◆ **PROBLEM DETAILS**
Write out the listing below without alteration, omitting its pictures.

◆ **RAW DATA**
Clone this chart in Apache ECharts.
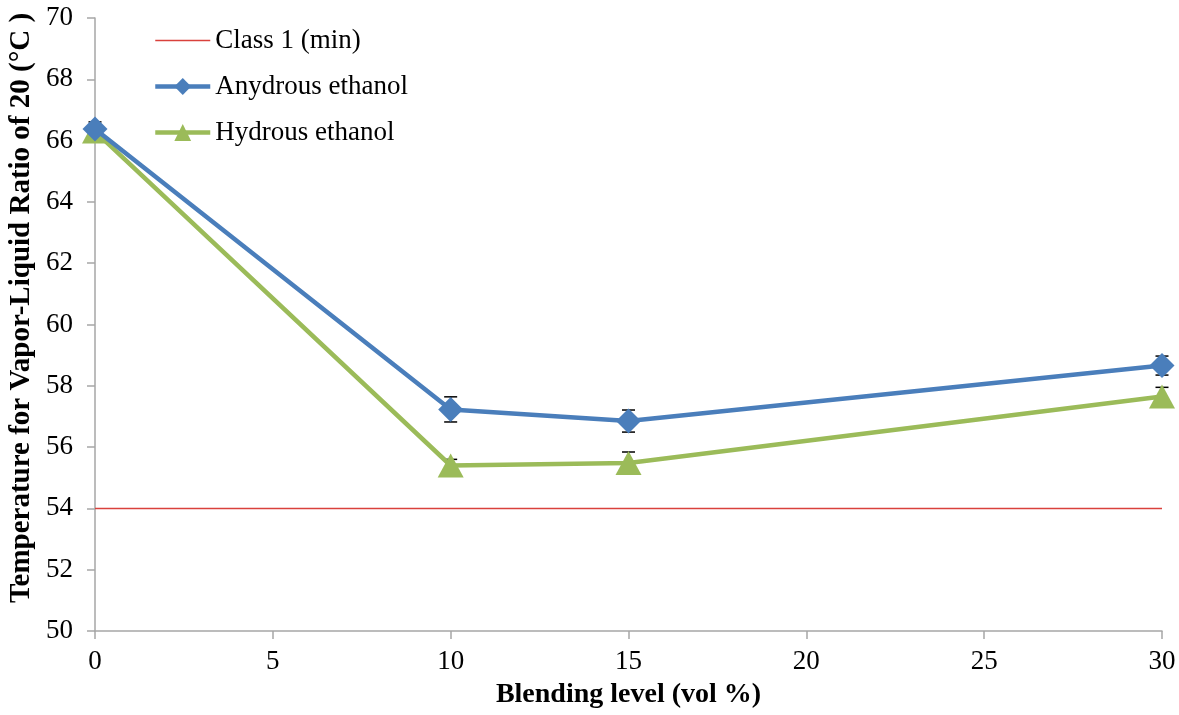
<!DOCTYPE html>
<html><head><meta charset="utf-8">
<script src="https://cdn.jsdelivr.net/npm/echarts@6/dist/echarts.min.js"></script>
<style>html,body{margin:0;padding:0;background:#fff}#c{width:1179px;height:715px}</style>
</head><body><div id="c"></div>
<script>
const blending = [0, 10, 15, 30];
const anhydrous = [66.38, 57.23, 56.85, 58.66];
const anhydrousErr = [0.23, 0.41, 0.36, 0.31];
const hydrous = [66.3, 55.4, 55.48, 57.65];
const hydrousErr = [0.15, 0.2, 0.36, 0.3];
const class1Min = 54;
const xTicks = [0, 5, 10, 15, 20, 25, 30];
const yTicks = [50, 52, 54, 56, 58, 60, 62, 64, 66, 68, 70];
const yTitle = 'Temperature for Vapor-Liquid Ratio of 20 (\u00B0C )';
const xTitle = 'Blending level (vol %)';

const font = 'Liberation Serif';
const axisGray = '#A6A6A6';
function pts(xs, ys){ return xs.map((x,i)=>[x, ys[i]]); }
function errData(xs, ys, es){ return xs.map((x,i)=>[x, ys[i]-es[i], ys[i]+es[i]]); }
function errSeries(data){
  return {
    type:'custom', silent:true, z:2,
    renderItem:function(params, api){
      const x = api.value(0);
      const lo = api.coord([x, api.value(1)]);
      const hi = api.coord([x, api.value(2)]);
      const w = 6.5;
      const st = {stroke:'#000', lineWidth:1.5};
      return {type:'group', children:[
        {type:'line', shape:{x1:lo[0],y1:lo[1],x2:hi[0],y2:hi[1]}, style:st},
        {type:'line', shape:{x1:lo[0]-w,y1:lo[1],x2:lo[0]+w,y2:lo[1]}, style:st},
        {type:'line', shape:{x1:hi[0]-w,y1:hi[1],x2:hi[0]+w,y2:hi[1]}, style:st}
      ]};
    },
    data:data
  };
}
const chart = echarts.init(document.getElementById('c'));
chart.setOption({
  animation:false,
  textStyle:{fontFamily:font},
  grid:{left:95, right:17, top:18, bottom:84, containLabel:false, outerBoundsMode:'none'},
  graphic:[{
    type:'text', x:22, y:308, rotation:Math.PI/2,
    style:{text:yTitle, fontFamily:font, fontSize:29, fontWeight:'bold', fill:'#000', align:'center', verticalAlign:'middle'}
  }],
  legend:{
    orient:'vertical', left:148, top:22, itemGap:19, itemWidth:55, itemHeight:21,
    textStyle:{fontFamily:font, fontSize:27, color:'#000'},
    data:[
      {name:'Class 1 (min)', itemStyle:{opacity:0}, lineStyle:{width:1.5, color:'#D9413C'}},
      {name:'Anydrous ethanol', lineStyle:{width:4.5, color:'#4A7EBB'}},
      {name:'Hydrous ethanol', lineStyle:{width:4.5, color:'#9BBB59'}}
    ]
  },
  xAxis:{
    type:'value', min:xTicks[0], max:xTicks[xTicks.length-1], interval:xTicks[1]-xTicks[0],
    name:xTitle, nameLocation:'middle', nameGap:50,
    nameTextStyle:{fontFamily:font, fontSize:28, fontWeight:'bold', color:'#000'},
    axisLine:{lineStyle:{color:axisGray, width:1.5}},
    axisTick:{show:true, inside:false, length:8, lineStyle:{color:axisGray, width:1.5}},
    axisLabel:{fontFamily:font, fontSize:27, color:'#000', margin:17},
    splitLine:{show:false}
  },
  yAxis:{
    type:'value', min:yTicks[0], max:yTicks[yTicks.length-1], interval:yTicks[1]-yTicks[0],
    axisLine:{show:true, lineStyle:{color:axisGray, width:1.5}},
    axisTick:{show:true, inside:false, length:8, lineStyle:{color:axisGray, width:1.5}},
    axisLabel:{fontFamily:font, fontSize:27, color:'#000', margin:22},
    splitLine:{show:false}
  },
  series:[
    {name:'Class 1 (min)', type:'line', data:[[xTicks[0], class1Min],[xTicks[xTicks.length-1], class1Min]],
     symbol:'none', lineStyle:{color:'#D9413C', width:1.5}, itemStyle:{color:'#D9413C'}, z:1},
    errSeries(errData(blending, anhydrous, anhydrousErr)),
    errSeries(errData(blending, hydrous, hydrousErr)),
    {name:'Anydrous ethanol', type:'line', data:pts(blending, anhydrous),
     symbol:'diamond', symbolSize:25, lineStyle:{color:'#4A7EBB', width:4.5}, itemStyle:{color:'#4A7EBB'}, z:4},
    {name:'Hydrous ethanol', type:'line', data:pts(blending, hydrous),
     symbol:'triangle', symbolSize:[26,24], lineStyle:{color:'#9BBB59', width:4.5}, itemStyle:{color:'#9BBB59'}, z:3}
  ]
});
</script></body></html>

◆ **ANSWER**
Clone this chart in Apache ECharts.
<!DOCTYPE html>
<html><head><meta charset="utf-8">
<script src="https://cdn.jsdelivr.net/npm/echarts@6/dist/echarts.min.js"></script>
<style>html,body{margin:0;padding:0;background:#fff}#c{width:1179px;height:715px}</style>
</head><body><div id="c"></div>
<script>
const blending = [0, 10, 15, 30];
const anhydrous = [66.38, 57.23, 56.85, 58.66];
const anhydrousErr = [0.23, 0.41, 0.36, 0.31];
const hydrous = [66.3, 55.4, 55.48, 57.65];
const hydrousErr = [0.15, 0.2, 0.36, 0.3];
const class1Min = 54;
const xTicks = [0, 5, 10, 15, 20, 25, 30];
const yTicks = [50, 52, 54, 56, 58, 60, 62, 64, 66, 68, 70];
const yTitle = 'Temperature for Vapor-Liquid Ratio of 20 (\u00B0C )';
const xTitle = 'Blending level (vol %)';

const font = 'Liberation Serif';
const axisGray = '#A6A6A6';
function pts(xs, ys){ return xs.map((x,i)=>[x, ys[i]]); }
function errData(xs, ys, es){ return xs.map((x,i)=>[x, ys[i]-es[i], ys[i]+es[i]]); }
function errSeries(data){
  return {
    type:'custom', silent:true, z:2,
    renderItem:function(params, api){
      const x = api.value(0);
      const lo = api.coord([x, api.value(1)]);
      const hi = api.coord([x, api.value(2)]);
      const w = 6.5;
      const st = {stroke:'#000', lineWidth:1.5};
      return {type:'group', children:[
        {type:'line', shape:{x1:lo[0],y1:lo[1],x2:hi[0],y2:hi[1]}, style:st},
        {type:'line', shape:{x1:lo[0]-w,y1:lo[1],x2:lo[0]+w,y2:lo[1]}, style:st},
        {type:'line', shape:{x1:hi[0]-w,y1:hi[1],x2:hi[0]+w,y2:hi[1]}, style:st}
      ]};
    },
    data:data
  };
}
const chart = echarts.init(document.getElementById('c'));
chart.setOption({
  animation:false,
  textStyle:{fontFamily:font},
  grid:{left:95, right:17, top:18, bottom:84, containLabel:false, outerBoundsMode:'none'},
  graphic:[{
    type:'text', x:22, y:308, rotation:Math.PI/2,
    style:{text:yTitle, fontFamily:font, fontSize:29, fontWeight:'bold', fill:'#000', align:'center', verticalAlign:'middle'}
  }],
  legend:{
    orient:'vertical', left:148, top:22, itemGap:19, itemWidth:55, itemHeight:21,
    textStyle:{fontFamily:font, fontSize:27, color:'#000'},
    data:[
      {name:'Class 1 (min)', itemStyle:{opacity:0}, lineStyle:{width:1.5, color:'#D9413C'}},
      {name:'Anydrous ethanol', lineStyle:{width:4.5, color:'#4A7EBB'}},
      {name:'Hydrous ethanol', lineStyle:{width:4.5, color:'#9BBB59'}}
    ]
  },
  xAxis:{
    type:'value', min:xTicks[0], max:xTicks[xTicks.length-1], interval:xTicks[1]-xTicks[0],
    name:xTitle, nameLocation:'middle', nameGap:50,
    nameTextStyle:{fontFamily:font, fontSize:28, fontWeight:'bold', color:'#000'},
    axisLine:{lineStyle:{color:axisGray, width:1.5}},
    axisTick:{show:true, inside:false, length:8, lineStyle:{color:axisGray, width:1.5}},
    axisLabel:{fontFamily:font, fontSize:27, color:'#000', margin:17},
    splitLine:{show:false}
  },
  yAxis:{
    type:'value', min:yTicks[0], max:yTicks[yTicks.length-1], interval:yTicks[1]-yTicks[0],
    axisLine:{show:true, lineStyle:{color:axisGray, width:1.5}},
    axisTick:{show:true, inside:false, length:8, lineStyle:{color:axisGray, width:1.5}},
    axisLabel:{fontFamily:font, fontSize:27, color:'#000', margin:22},
    splitLine:{show:false}
  },
  series:[
    {name:'Class 1 (min)', type:'line', data:[[xTicks[0], class1Min],[xTicks[xTicks.length-1], class1Min]],
     symbol:'none', lineStyle:{color:'#D9413C', width:1.5}, itemStyle:{color:'#D9413C'}, z:1},
    errSeries(errData(blending, anhydrous, anhydrousErr)),
    errSeries(errData(blending, hydrous, hydrousErr)),
    {name:'Anydrous ethanol', type:'line', data:pts(blending, anhydrous),
     symbol:'diamond', symbolSize:25, lineStyle:{color:'#4A7EBB', width:4.5}, itemStyle:{color:'#4A7EBB'}, z:4},
    {name:'Hydrous ethanol', type:'line', data:pts(blending, hydrous),
     symbol:'triangle', symbolSize:[26,24], lineStyle:{color:'#9BBB59', width:4.5}, itemStyle:{color:'#9BBB59'}, z:3}
  ]
});
</script></body></html>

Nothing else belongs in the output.